How Unicomposite can help (contextual partner role)

Unicomposite is an ISO-certified manufacturer of FRP pultruded profiles and custom composite parts serving utilities, wastewater, cooling towers, agriculture, aquaculture, marine, and more. The same disciplines—fiber architecture control, process documentation, and rigorous QA—apply when helping buyers specify advanced carbon systems. We support early DFM reviews, provide a ready-to-use spec checklist, shortlist qualified C/C vendors, and coordinate adjacent assemblies via Pulwound, SMC/BMC, and hand lay-up networks when projects need matched parts.

Conclusion

Choose 4D when through-thickness loads, thermal shock, and high heat flux converge. Control what matters—architecture, density/porosity, coatings, and QA—then qualify suppliers with coupon-driven gates. If you’re scoping a program, request the checklist and a brief feasibility review so design, QA, and procurement start aligned.

Frequently Asked Questions

1) Is 4D always better than 3D?
No. For moderate heat flux and low through-thickness loads, 3D can meet requirements at lower cost. 4D earns its premium where delamination risk and thermal shock dominate.

2) What density should I target?
Most structural parts sit between 1.70–1.85 g/cc. Tighter windows raise cost and scrap; let performance (ILSS, ablation rate, CT porosity) drive the final choice.

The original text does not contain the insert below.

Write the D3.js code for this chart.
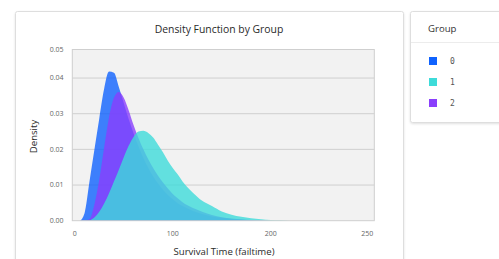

3) Do I need CVI or is RIP enough?
If uniform microstructure and low open porosity are mission-critical, CVI is compelling. For cost-sensitive parts with manageable porosity, RIP can work—specify cycles and acceptance tests.

4) How often should coatings be inspected?
Tie intervals to duty cycle and oxygen exposure—every 25–100 hot-hours is a pragmatic starting range. Define re-coat/repair criteria in the spec.

5) What’s the biggest machining mistake?
Undersized inside radii. Set ≥1.0–1.5× wall thickness, use diamond tooling, conservative speeds/feeds, and continuous vacuum extraction.